The cake was brought by an Iowa congresswoman at the behest of one of her constituents, Pringle's old flame from back home. The congresswoman, Phoebe Frost, is part of a committee visit to ascertain the wellbeing of the American troops stationed in Berlin. She's essentially the polar opposite to Erika. Erika is a sexpot, singing in black market nightclubs in glitzy dresses with hair spilling out around her head. Phoebe where's business dresses, keeps her mouth small when she talks, and has tightly styled hair on her head. The irony is that Phoebe starts investigating Erika with Pringle, but Pringle is the one who forged Erika's paperwork to allow her to work. The problem is that Erika was the squeeze of a very powerful Nazi official and Pringle had no idea.
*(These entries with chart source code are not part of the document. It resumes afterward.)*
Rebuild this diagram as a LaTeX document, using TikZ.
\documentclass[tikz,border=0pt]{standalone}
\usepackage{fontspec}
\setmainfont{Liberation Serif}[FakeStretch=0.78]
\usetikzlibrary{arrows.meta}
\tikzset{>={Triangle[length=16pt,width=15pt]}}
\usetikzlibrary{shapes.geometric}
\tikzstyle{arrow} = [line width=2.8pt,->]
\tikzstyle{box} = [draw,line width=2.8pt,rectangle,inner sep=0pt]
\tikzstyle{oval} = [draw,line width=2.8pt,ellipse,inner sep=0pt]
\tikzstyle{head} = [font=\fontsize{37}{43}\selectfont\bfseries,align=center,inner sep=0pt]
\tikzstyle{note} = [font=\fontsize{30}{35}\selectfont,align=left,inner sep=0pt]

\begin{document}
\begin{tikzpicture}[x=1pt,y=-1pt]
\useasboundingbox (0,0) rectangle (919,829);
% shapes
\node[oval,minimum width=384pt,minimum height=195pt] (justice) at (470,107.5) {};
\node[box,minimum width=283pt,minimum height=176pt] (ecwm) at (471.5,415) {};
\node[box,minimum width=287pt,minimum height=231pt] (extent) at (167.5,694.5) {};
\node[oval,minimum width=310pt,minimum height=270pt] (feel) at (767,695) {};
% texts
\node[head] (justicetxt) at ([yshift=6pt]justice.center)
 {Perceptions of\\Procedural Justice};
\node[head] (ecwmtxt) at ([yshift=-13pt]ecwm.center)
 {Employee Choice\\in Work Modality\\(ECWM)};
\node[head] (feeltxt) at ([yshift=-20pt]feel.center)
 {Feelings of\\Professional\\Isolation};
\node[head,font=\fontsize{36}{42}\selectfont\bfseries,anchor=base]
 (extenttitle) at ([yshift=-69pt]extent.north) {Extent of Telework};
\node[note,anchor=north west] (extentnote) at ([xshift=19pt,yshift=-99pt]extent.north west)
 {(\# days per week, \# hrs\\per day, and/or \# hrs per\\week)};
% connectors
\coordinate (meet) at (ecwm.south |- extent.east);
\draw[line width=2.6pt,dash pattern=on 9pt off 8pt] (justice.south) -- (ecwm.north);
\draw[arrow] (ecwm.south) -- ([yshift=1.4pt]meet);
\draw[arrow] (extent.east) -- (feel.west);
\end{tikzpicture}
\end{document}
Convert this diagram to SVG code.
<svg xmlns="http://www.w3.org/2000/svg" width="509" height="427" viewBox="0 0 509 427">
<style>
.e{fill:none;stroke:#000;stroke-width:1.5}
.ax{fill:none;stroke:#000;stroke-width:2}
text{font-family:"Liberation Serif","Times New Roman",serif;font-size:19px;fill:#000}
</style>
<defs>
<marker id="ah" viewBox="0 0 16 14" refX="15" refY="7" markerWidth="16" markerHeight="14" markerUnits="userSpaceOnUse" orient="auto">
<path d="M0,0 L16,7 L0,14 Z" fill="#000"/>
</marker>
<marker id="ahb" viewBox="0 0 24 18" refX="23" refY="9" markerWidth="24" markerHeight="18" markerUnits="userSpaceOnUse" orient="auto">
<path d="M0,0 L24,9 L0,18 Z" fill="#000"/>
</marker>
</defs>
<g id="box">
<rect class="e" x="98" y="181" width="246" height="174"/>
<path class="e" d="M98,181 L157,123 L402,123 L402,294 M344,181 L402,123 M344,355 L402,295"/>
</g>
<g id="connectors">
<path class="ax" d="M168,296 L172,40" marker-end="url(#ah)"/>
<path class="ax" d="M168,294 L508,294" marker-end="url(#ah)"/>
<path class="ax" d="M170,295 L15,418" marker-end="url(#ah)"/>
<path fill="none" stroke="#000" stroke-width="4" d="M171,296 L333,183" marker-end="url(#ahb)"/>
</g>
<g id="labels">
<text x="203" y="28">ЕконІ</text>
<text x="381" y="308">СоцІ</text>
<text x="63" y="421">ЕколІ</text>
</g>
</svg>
And that creates the central tension in the film. Pringle wants to defend Erika, but in order to do that he has to throw Phoebe off the track for the few days she's in Berlin, and the only way he can figure out to do that is to seduce Phoebe. They're both from Iowa, and Pringle is an attractive man giving a mousy woman attention. Seducing her isn't that hard. She's enamored with him very quickly, but Pringle himself can never quite disconnect from either.

The inherent conflict is most of the movie and it makes for an entertaining mix of light comical farce and drama. The ending, though, tries to combine both and I'm not sure it really works. Erika gets hauled off after her Nazi squeeze comes out of hiding for her and gets shot. Phoebe then is able to pursue Pringle in a wave of relief after she thought he had died instead. The visuals of her going after him evoke an earlier scene where he had gone after her initially. In the earlier seen, she was pulling out drawers to block his way, but Pringle simply closed them and kept after her. In the later scene, Pringle is throwing chairs between them and Phoebe is knocking them away. So, while there's a nice visual echo within the moment, the fact that it ends on a lighter note just doesn't feel right. The Pringle and Phoebe relationship was always a sham, and the idea that it ends happily somehow feels wrong.

Still, the movie as a whole is quite entertaining. I know some people rank this as one of Wilder's best movies, but I have to rank it lower. It's good, but doesn't come close to the heights of some of his other films.